Students using the kit, titled “Vital Ice,” can scan their section of the “ice core” with a 3D-printed device that the EOC designed, sliding the core along an aluminum track to take readings with a meter. Gathering data as they go, students plot a graph showing patterns in the “ice” data. The brilliance of the kits is that each one in a classroom is different, presenting just one section of about 130 years’ worth of data from the real ice core. So after all of the measurements get made, student groups collaborate to match patterns to known climactic and geological events (such as volcanic eruptions) to assemble the full picture of the glacier’s story. And the findings are striking, Warnock says. Before the mid-20th century there were about 20 major melt events; since then, there have been more than 100! “The kit is not just relevant for Alaska, but for any parks that have glaciers, including Rocky Mountain National Park,” said Courtney Butler, assistant director of the EOC.

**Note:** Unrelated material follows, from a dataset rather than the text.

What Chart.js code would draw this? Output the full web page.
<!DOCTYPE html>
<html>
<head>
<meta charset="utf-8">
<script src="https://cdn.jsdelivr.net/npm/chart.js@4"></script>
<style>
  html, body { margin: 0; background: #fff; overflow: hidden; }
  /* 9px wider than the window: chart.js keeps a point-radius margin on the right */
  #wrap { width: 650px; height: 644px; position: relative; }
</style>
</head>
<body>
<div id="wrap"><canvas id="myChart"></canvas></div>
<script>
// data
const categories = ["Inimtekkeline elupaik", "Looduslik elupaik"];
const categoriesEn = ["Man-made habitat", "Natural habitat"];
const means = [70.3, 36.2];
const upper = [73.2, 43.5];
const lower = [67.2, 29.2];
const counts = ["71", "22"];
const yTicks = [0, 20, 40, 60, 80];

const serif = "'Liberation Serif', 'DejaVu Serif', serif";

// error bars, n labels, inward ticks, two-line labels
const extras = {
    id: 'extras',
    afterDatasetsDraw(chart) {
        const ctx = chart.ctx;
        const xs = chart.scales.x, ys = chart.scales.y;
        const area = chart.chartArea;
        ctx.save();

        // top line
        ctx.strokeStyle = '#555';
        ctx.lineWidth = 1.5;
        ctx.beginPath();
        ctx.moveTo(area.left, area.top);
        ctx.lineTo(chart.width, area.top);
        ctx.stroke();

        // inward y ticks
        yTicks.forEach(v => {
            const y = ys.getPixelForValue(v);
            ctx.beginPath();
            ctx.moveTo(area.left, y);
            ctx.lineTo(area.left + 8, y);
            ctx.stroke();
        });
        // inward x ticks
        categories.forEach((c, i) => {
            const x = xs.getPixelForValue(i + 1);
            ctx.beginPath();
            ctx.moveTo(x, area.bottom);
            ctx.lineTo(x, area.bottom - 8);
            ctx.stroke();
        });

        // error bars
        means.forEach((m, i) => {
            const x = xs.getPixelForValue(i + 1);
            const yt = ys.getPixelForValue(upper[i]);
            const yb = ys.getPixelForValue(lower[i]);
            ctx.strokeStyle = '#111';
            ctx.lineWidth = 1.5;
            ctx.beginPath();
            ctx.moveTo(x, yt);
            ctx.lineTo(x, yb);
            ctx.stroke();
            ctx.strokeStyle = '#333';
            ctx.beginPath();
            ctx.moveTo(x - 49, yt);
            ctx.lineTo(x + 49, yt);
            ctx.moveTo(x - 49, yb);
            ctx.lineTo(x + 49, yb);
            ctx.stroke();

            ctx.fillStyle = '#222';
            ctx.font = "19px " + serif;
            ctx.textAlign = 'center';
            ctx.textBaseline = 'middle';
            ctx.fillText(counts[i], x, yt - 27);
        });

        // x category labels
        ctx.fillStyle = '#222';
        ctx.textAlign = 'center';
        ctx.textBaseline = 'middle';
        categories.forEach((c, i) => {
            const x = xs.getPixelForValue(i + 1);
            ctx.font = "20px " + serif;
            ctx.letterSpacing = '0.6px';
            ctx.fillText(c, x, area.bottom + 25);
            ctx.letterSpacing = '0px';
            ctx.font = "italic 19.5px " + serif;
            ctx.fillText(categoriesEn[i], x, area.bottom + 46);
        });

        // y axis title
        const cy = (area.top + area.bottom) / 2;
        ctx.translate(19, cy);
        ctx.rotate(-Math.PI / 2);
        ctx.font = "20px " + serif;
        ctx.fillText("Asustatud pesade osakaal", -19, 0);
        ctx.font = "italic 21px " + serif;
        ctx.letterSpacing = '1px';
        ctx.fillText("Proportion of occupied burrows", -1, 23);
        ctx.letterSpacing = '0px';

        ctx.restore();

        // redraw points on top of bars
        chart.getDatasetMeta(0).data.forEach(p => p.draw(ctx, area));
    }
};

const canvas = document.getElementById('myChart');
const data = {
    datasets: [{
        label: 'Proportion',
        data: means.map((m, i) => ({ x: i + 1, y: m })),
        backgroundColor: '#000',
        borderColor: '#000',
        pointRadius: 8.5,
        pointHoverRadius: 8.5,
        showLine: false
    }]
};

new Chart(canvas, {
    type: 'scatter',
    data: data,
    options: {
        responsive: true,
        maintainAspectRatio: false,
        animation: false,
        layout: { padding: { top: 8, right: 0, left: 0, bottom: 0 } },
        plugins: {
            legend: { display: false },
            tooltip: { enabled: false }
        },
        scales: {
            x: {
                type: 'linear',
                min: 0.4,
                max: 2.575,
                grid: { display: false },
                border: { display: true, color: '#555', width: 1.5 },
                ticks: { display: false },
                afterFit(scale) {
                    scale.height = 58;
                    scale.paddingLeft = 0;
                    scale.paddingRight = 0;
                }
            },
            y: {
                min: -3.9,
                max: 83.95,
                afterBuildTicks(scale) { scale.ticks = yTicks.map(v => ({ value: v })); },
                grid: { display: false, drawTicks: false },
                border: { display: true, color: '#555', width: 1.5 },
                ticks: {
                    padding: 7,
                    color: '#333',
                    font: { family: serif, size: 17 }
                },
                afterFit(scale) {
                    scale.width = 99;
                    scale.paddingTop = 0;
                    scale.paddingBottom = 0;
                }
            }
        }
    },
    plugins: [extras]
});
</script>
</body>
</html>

EOC glacier kit workshopThis summer, Warnock and Butler traveled to Alaska to test the kit out at a teacher professional development workshop put on by the National Oceanic and Atmospheric Administration that brought together STEM educators and outreach groups from all across Alaska. They also met with local tribal elders, seeking to tie in local cultural relevance to the project.

“The Vital Ice kit was very well-received and generated a lot of excitement,” said Butler. Warnock added that they also got to experience life in Alaska outside of the classroom. “We learned about logistical challenges unique to remote regions of Alaska and how best to address the differences between traditional knowledge and science,” he said.

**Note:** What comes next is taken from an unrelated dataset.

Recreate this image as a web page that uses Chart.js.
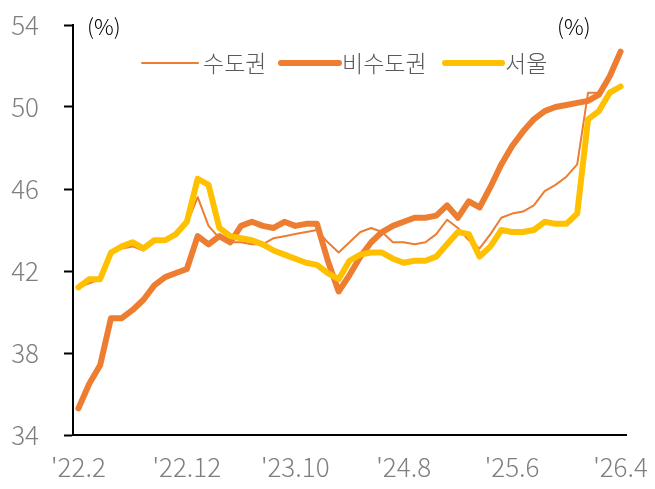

National Parks science for students

The new kit will join dozens of other classroom activities in the EOC’s lending library, from which teachers can check out a classroom set for free. The goal of the kits is to recreate ongoing scientific research and process in a contained kit that is easy for any teacher to use in their classroom. Most kits have come about by working with CSU faculty members to translate their research into a hands-on, student-friendly activity, such as studying marmot physiology or variations in guppies from Trinidad.

The development of this particular project was funded through a partnership with the National Parks Service. “The aim is to get park science into the hands of students – especially from schools that surround National Parks,” Warnock said.

This is the second kit the EOC has developed through the partnership. Previously, they developed a classroom kit around water conservation and saltwater intrusion in Hawaii. They now have hundreds of that kit in National Parks and in Kona schools.

The glacier project was chosen from a pool of 18 different parks that applied to work with CSU and the EOC. “It really came down to the culture piece, which park had the best cultural story,” Butler said. Warnock agreed, noting that “if you want to successfully engage local teachers with local parks, you can’t just do it with science – you have to also include the cultural side,” he said.

When this kit is finalized in the next year, it will be a vital addition in their lending library and the lending programs at Alaskan National parks, especially Denali and Kenai Fjords.